_DATA TO PROCESS:_
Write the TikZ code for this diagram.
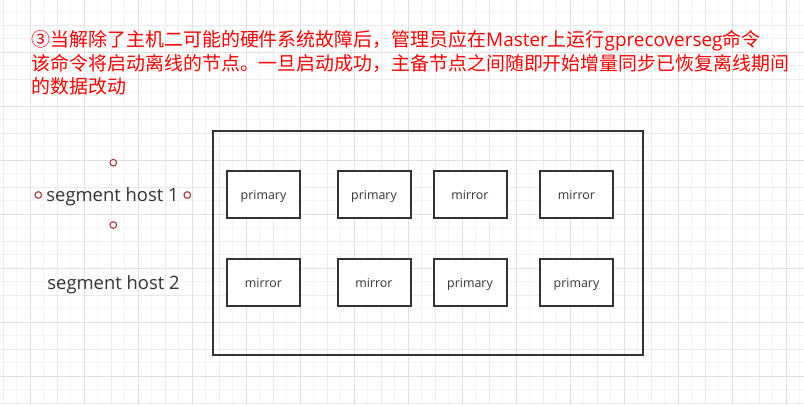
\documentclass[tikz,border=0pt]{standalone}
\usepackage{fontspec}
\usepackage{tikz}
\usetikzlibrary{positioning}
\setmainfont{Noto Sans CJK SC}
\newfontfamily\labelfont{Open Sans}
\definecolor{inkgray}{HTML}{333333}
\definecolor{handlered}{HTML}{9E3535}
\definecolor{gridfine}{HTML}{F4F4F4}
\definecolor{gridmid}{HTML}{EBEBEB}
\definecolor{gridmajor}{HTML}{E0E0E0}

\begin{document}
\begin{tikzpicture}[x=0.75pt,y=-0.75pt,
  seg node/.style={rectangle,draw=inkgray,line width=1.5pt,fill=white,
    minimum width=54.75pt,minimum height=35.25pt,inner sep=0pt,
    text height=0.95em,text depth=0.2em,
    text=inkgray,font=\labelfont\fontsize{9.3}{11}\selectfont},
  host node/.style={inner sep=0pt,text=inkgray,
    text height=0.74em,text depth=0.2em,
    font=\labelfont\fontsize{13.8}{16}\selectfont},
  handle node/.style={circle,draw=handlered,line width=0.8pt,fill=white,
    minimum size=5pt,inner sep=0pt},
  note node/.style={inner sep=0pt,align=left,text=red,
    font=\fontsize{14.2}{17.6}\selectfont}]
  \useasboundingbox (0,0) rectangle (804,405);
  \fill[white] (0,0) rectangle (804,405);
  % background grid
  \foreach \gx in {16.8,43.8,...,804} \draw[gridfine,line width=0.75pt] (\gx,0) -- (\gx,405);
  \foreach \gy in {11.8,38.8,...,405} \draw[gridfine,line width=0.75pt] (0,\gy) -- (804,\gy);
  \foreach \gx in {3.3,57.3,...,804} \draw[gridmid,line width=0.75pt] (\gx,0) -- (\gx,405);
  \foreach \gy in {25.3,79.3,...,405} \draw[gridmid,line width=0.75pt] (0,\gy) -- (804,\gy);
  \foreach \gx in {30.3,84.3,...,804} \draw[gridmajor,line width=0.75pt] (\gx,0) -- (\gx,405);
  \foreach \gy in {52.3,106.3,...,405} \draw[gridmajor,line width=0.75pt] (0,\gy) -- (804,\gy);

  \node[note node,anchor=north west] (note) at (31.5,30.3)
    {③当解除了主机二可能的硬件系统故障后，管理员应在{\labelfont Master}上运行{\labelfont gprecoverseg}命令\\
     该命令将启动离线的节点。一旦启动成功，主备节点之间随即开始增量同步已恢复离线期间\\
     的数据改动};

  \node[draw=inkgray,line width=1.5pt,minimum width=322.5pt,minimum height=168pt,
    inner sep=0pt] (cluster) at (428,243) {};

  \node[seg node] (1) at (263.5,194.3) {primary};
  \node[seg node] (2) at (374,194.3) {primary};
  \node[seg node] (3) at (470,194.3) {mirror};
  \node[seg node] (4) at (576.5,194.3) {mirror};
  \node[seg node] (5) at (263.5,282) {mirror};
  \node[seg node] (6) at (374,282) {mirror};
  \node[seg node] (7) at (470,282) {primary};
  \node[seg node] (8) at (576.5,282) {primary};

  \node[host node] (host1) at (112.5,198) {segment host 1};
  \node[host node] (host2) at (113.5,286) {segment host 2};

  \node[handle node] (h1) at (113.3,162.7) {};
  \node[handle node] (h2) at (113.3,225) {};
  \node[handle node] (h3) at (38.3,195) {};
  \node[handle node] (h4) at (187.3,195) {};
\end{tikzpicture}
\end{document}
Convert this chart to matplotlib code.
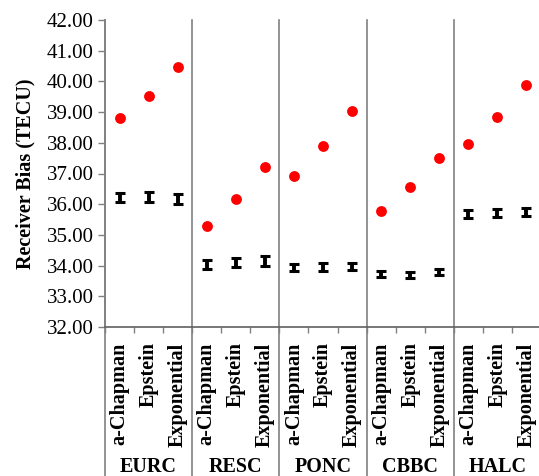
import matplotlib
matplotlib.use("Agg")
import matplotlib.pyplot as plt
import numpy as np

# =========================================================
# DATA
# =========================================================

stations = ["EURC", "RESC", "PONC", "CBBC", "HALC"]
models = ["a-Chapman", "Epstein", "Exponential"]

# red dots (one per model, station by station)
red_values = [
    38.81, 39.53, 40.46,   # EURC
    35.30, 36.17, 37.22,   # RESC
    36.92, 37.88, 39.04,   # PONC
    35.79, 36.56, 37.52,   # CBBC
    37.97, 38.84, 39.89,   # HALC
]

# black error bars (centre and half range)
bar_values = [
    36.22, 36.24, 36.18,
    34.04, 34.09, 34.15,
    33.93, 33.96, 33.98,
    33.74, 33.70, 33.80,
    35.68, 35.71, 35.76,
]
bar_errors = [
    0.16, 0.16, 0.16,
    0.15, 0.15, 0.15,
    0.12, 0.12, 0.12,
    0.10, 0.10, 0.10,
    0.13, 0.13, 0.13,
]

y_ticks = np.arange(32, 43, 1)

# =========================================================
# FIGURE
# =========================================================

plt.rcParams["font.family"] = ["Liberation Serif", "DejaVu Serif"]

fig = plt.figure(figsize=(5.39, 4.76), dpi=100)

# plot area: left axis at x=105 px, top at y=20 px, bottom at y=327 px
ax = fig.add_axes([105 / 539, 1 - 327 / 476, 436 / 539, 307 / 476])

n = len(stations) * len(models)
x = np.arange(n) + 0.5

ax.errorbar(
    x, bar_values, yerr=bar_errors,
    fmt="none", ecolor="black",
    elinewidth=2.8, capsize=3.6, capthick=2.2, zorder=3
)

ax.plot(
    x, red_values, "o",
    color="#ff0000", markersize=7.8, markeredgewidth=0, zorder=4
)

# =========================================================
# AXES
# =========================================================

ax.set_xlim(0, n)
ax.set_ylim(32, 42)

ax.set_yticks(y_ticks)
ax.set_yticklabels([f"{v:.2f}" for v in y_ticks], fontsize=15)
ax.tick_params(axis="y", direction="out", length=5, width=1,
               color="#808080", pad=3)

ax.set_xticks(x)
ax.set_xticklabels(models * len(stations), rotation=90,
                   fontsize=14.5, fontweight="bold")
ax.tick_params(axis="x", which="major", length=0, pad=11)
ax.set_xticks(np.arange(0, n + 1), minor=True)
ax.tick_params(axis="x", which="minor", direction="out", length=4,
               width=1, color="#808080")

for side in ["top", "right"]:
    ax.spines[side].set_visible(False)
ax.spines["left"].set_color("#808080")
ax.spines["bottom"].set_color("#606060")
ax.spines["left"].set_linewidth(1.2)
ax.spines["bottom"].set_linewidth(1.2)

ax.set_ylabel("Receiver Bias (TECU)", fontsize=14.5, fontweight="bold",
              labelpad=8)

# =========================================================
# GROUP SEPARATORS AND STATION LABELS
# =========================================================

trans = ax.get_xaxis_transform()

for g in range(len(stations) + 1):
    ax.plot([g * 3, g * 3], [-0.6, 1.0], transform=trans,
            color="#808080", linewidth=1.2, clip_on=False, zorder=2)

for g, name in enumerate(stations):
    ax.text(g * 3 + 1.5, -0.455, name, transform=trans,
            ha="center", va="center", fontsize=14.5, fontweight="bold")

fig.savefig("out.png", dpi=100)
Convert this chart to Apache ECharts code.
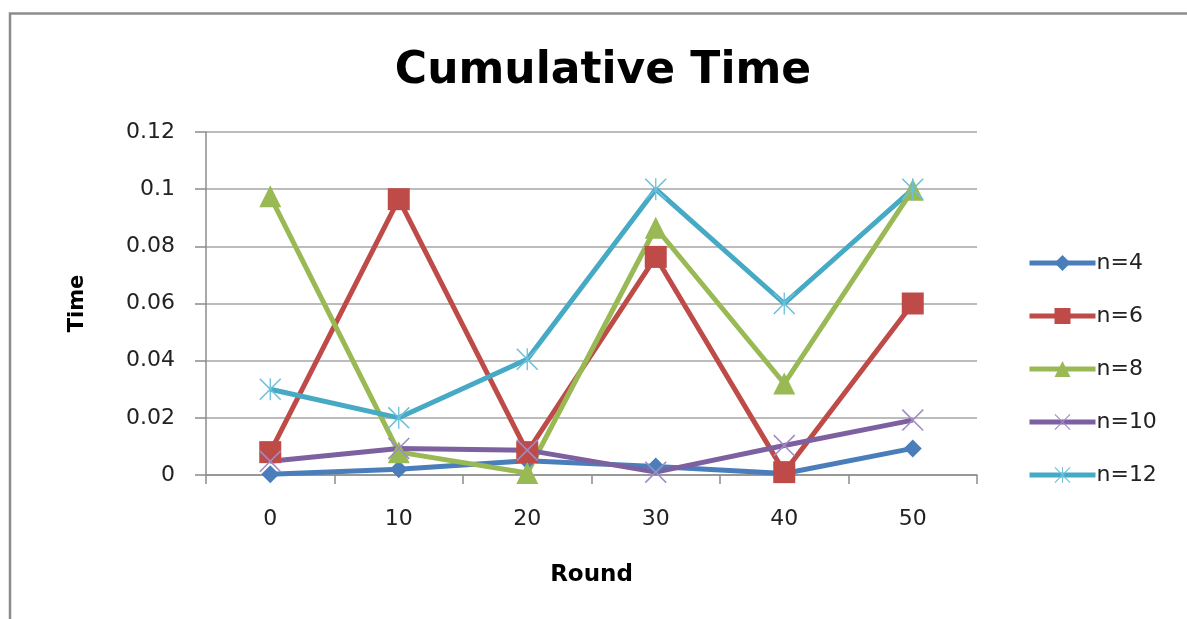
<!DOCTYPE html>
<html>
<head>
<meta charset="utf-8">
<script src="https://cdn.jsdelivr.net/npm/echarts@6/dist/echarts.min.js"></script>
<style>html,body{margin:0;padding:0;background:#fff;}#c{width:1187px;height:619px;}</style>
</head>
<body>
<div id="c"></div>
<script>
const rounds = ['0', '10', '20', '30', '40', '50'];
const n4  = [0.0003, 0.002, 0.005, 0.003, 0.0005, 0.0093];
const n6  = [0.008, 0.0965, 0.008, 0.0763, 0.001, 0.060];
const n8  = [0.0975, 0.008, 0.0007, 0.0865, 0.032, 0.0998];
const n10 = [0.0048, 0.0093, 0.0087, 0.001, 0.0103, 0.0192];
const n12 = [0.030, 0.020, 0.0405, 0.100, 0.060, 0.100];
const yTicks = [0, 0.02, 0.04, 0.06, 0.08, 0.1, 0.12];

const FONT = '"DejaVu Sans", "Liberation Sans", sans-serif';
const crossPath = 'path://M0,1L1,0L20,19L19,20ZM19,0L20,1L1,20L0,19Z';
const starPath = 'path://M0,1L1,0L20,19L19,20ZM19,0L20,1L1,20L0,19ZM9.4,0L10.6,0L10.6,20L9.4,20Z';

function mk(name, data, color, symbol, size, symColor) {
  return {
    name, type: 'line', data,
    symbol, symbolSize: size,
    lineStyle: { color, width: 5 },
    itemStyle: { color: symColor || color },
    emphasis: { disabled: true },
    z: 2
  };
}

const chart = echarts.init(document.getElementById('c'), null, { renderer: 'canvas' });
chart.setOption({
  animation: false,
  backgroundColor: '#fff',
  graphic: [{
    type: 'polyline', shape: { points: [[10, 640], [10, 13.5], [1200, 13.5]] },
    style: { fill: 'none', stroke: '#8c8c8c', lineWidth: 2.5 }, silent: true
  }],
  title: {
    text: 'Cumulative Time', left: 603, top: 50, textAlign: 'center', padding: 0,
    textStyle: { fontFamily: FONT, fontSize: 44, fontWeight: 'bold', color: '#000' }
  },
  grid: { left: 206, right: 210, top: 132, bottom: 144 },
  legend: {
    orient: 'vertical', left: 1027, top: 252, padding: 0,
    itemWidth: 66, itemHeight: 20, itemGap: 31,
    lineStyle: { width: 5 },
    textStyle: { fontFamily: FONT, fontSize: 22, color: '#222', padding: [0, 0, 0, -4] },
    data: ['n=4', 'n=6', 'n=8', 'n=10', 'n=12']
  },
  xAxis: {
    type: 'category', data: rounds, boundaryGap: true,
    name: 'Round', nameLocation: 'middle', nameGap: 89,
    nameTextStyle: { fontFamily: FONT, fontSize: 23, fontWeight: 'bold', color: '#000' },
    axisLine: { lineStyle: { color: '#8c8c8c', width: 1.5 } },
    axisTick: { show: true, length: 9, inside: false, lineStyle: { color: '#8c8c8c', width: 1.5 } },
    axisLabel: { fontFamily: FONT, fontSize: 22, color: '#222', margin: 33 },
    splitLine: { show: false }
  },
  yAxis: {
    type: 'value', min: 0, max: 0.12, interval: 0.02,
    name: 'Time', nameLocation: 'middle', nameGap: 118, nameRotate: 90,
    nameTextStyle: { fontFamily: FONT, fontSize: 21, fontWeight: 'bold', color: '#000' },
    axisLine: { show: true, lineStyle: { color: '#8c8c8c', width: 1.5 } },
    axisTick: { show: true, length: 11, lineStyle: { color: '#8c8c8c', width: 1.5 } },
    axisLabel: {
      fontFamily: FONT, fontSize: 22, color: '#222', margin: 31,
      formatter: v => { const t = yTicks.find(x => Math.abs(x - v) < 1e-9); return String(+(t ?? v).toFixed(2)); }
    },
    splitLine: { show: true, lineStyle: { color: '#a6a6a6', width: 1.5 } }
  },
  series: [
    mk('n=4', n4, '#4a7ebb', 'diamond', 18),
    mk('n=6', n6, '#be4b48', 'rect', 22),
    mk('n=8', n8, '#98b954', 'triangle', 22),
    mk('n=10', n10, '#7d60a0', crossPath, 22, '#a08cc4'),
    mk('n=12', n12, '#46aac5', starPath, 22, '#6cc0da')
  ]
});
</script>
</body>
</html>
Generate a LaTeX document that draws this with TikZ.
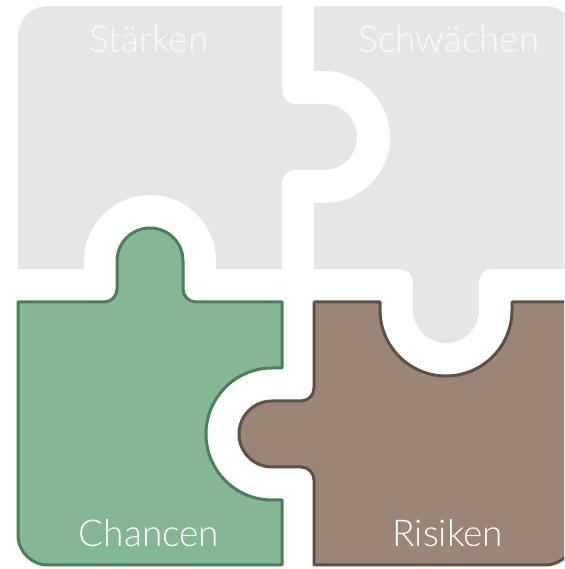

_EXERCISE REQUIREMENTS:_
Pick out each line in the material containing "Convert".

_WORKED SOLUTION:_
Convert this chart to matplotlib code.
Convert this chart to Apache ECharts code.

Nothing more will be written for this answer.